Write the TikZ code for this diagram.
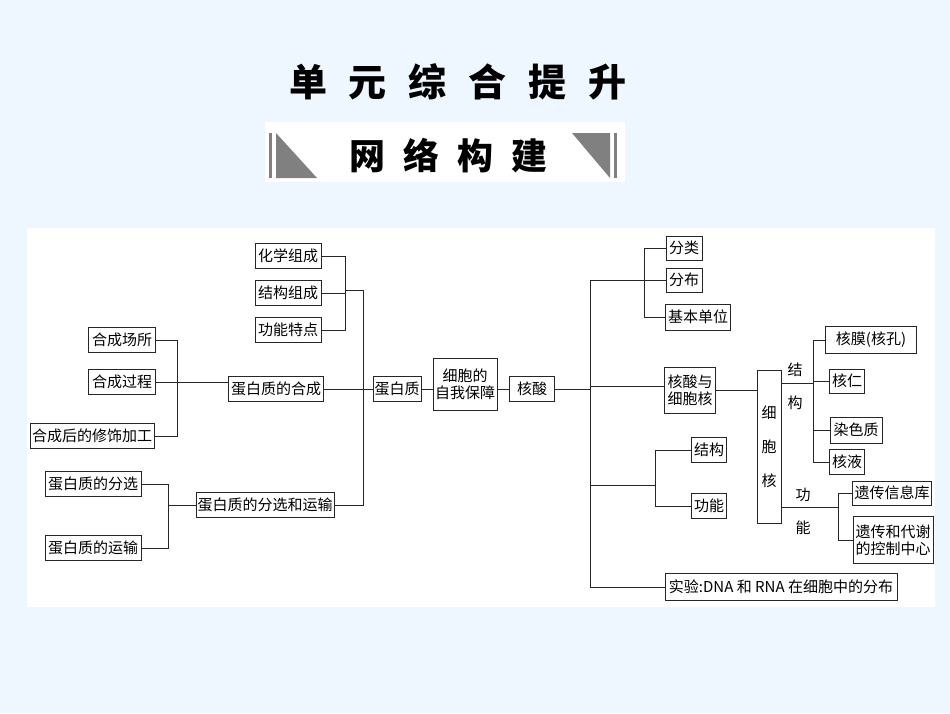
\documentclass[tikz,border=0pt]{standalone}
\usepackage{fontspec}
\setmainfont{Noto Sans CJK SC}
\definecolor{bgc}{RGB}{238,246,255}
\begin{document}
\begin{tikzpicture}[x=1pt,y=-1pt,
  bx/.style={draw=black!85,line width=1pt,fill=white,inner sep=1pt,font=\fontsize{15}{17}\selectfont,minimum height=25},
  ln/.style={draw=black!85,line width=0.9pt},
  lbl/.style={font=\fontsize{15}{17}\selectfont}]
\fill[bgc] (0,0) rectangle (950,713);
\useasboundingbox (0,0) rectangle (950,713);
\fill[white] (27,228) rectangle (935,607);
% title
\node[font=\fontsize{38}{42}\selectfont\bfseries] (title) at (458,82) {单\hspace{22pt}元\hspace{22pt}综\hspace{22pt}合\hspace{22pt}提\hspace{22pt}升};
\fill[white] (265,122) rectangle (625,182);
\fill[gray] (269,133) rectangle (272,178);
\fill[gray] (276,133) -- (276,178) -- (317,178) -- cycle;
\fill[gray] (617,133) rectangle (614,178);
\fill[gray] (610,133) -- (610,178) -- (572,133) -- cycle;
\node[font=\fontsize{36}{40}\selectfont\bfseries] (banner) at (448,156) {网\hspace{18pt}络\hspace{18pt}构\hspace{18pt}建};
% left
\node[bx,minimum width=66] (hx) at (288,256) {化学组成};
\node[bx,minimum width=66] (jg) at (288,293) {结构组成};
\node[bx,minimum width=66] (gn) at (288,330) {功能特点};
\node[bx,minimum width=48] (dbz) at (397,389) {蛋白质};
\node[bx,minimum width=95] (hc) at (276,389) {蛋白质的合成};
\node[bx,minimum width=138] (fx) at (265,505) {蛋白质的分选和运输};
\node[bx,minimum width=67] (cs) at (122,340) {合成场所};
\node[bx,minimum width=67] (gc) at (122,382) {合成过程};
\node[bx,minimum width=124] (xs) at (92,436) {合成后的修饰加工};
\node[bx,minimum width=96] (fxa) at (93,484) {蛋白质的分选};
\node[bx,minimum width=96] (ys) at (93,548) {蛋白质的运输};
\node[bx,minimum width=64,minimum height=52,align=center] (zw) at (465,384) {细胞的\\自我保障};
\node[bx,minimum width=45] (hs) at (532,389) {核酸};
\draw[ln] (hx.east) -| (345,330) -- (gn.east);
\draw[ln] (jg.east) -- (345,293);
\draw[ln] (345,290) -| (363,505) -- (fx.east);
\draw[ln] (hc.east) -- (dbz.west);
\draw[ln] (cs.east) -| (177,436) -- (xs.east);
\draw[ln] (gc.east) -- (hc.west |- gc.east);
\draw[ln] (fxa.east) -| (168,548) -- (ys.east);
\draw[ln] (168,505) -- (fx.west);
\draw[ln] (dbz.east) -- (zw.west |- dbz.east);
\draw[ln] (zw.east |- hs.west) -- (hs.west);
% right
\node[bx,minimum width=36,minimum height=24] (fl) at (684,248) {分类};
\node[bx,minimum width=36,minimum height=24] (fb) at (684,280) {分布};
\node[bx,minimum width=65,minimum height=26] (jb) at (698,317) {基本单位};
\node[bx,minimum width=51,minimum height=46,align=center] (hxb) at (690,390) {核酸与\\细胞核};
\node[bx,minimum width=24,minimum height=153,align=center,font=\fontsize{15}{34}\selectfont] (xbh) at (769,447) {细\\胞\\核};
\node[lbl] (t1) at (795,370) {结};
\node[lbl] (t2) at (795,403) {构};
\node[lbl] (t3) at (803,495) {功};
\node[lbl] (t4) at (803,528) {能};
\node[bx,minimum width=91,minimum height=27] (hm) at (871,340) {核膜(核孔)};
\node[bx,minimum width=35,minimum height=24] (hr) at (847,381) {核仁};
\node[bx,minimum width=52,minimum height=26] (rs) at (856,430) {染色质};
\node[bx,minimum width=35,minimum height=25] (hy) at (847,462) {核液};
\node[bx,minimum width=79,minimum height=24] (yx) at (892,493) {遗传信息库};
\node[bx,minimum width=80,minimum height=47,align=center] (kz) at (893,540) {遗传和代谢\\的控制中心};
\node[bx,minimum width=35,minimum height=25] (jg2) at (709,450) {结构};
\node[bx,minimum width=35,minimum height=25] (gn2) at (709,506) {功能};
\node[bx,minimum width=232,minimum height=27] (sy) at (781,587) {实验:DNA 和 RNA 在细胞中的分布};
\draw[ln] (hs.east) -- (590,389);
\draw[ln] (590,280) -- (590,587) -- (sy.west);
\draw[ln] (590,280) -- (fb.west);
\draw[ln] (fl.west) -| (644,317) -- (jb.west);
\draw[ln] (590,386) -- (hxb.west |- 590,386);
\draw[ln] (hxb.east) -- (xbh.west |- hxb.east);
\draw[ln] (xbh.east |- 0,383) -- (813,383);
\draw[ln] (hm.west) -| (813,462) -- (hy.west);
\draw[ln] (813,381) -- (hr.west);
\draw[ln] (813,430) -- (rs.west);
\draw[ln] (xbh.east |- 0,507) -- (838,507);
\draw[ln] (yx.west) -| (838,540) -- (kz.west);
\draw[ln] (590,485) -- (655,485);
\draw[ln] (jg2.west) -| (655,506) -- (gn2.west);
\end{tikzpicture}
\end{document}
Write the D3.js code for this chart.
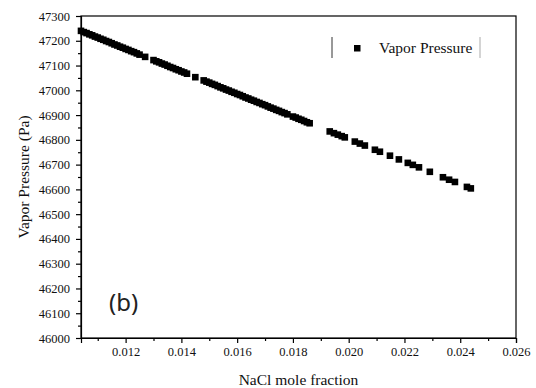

☆ ☆ ☆ ☆

WORK INSTRUCTIONS:
Would you set down the listing exactly, omitting pictures?

RESPONSE:
Write the TikZ code for this diagram.
\documentclass[tikz,border=0pt]{standalone}
\usepackage{fontspec}
\setmainfont{Noto Sans CJK SC}
\definecolor{bgc}{RGB}{238,246,255}
\begin{document}
\begin{tikzpicture}[x=1pt,y=-1pt,
  bx/.style={draw=black!85,line width=1pt,fill=white,inner sep=1pt,font=\fontsize{15}{17}\selectfont,minimum height=25},
  ln/.style={draw=black!85,line width=0.9pt},
  lbl/.style={font=\fontsize{15}{17}\selectfont}]
\fill[bgc] (0,0) rectangle (950,713);
\useasboundingbox (0,0) rectangle (950,713);
\fill[white] (27,228) rectangle (935,607);
% title
\node[font=\fontsize{38}{42}\selectfont\bfseries] (title) at (458,82) {单\hspace{22pt}元\hspace{22pt}综\hspace{22pt}合\hspace{22pt}提\hspace{22pt}升};
\fill[white] (265,122) rectangle (625,182);
\fill[gray] (269,133) rectangle (272,178);
\fill[gray] (276,133) -- (276,178) -- (317,178) -- cycle;
\fill[gray] (617,133) rectangle (614,178);
\fill[gray] (610,133) -- (610,178) -- (572,133) -- cycle;
\node[font=\fontsize{36}{40}\selectfont\bfseries] (banner) at (448,156) {网\hspace{18pt}络\hspace{18pt}构\hspace{18pt}建};
% left
\node[bx,minimum width=66] (hx) at (288,256) {化学组成};
\node[bx,minimum width=66] (jg) at (288,293) {结构组成};
\node[bx,minimum width=66] (gn) at (288,330) {功能特点};
\node[bx,minimum width=48] (dbz) at (397,389) {蛋白质};
\node[bx,minimum width=95] (hc) at (276,389) {蛋白质的合成};
\node[bx,minimum width=138] (fx) at (265,505) {蛋白质的分选和运输};
\node[bx,minimum width=67] (cs) at (122,340) {合成场所};
\node[bx,minimum width=67] (gc) at (122,382) {合成过程};
\node[bx,minimum width=124] (xs) at (92,436) {合成后的修饰加工};
\node[bx,minimum width=96] (fxa) at (93,484) {蛋白质的分选};
\node[bx,minimum width=96] (ys) at (93,548) {蛋白质的运输};
\node[bx,minimum width=64,minimum height=52,align=center] (zw) at (465,384) {细胞的\\自我保障};
\node[bx,minimum width=45] (hs) at (532,389) {核酸};
\draw[ln] (hx.east) -| (345,330) -- (gn.east);
\draw[ln] (jg.east) -- (345,293);
\draw[ln] (345,290) -| (363,505) -- (fx.east);
\draw[ln] (hc.east) -- (dbz.west);
\draw[ln] (cs.east) -| (177,436) -- (xs.east);
\draw[ln] (gc.east) -- (hc.west |- gc.east);
\draw[ln] (fxa.east) -| (168,548) -- (ys.east);
\draw[ln] (168,505) -- (fx.west);
\draw[ln] (dbz.east) -- (zw.west |- dbz.east);
\draw[ln] (zw.east |- hs.west) -- (hs.west);
% right
\node[bx,minimum width=36,minimum height=24] (fl) at (684,248) {分类};
\node[bx,minimum width=36,minimum height=24] (fb) at (684,280) {分布};
\node[bx,minimum width=65,minimum height=26] (jb) at (698,317) {基本单位};
\node[bx,minimum width=51,minimum height=46,align=center] (hxb) at (690,390) {核酸与\\细胞核};
\node[bx,minimum width=24,minimum height=153,align=center,font=\fontsize{15}{34}\selectfont] (xbh) at (769,447) {细\\胞\\核};
\node[lbl] (t1) at (795,370) {结};
\node[lbl] (t2) at (795,403) {构};
\node[lbl] (t3) at (803,495) {功};
\node[lbl] (t4) at (803,528) {能};
\node[bx,minimum width=91,minimum height=27] (hm) at (871,340) {核膜(核孔)};
\node[bx,minimum width=35,minimum height=24] (hr) at (847,381) {核仁};
\node[bx,minimum width=52,minimum height=26] (rs) at (856,430) {染色质};
\node[bx,minimum width=35,minimum height=25] (hy) at (847,462) {核液};
\node[bx,minimum width=79,minimum height=24] (yx) at (892,493) {遗传信息库};
\node[bx,minimum width=80,minimum height=47,align=center] (kz) at (893,540) {遗传和代谢\\的控制中心};
\node[bx,minimum width=35,minimum height=25] (jg2) at (709,450) {结构};
\node[bx,minimum width=35,minimum height=25] (gn2) at (709,506) {功能};
\node[bx,minimum width=232,minimum height=27] (sy) at (781,587) {实验:DNA 和 RNA 在细胞中的分布};
\draw[ln] (hs.east) -- (590,389);
\draw[ln] (590,280) -- (590,587) -- (sy.west);
\draw[ln] (590,280) -- (fb.west);
\draw[ln] (fl.west) -| (644,317) -- (jb.west);
\draw[ln] (590,386) -- (hxb.west |- 590,386);
\draw[ln] (hxb.east) -- (xbh.west |- hxb.east);
\draw[ln] (xbh.east |- 0,383) -- (813,383);
\draw[ln] (hm.west) -| (813,462) -- (hy.west);
\draw[ln] (813,381) -- (hr.west);
\draw[ln] (813,430) -- (rs.west);
\draw[ln] (xbh.east |- 0,507) -- (838,507);
\draw[ln] (yx.west) -| (838,540) -- (kz.west);
\draw[ln] (590,485) -- (655,485);
\draw[ln] (jg2.west) -| (655,506) -- (gn2.west);
\end{tikzpicture}
\end{document}
Write the D3.js code for this chart.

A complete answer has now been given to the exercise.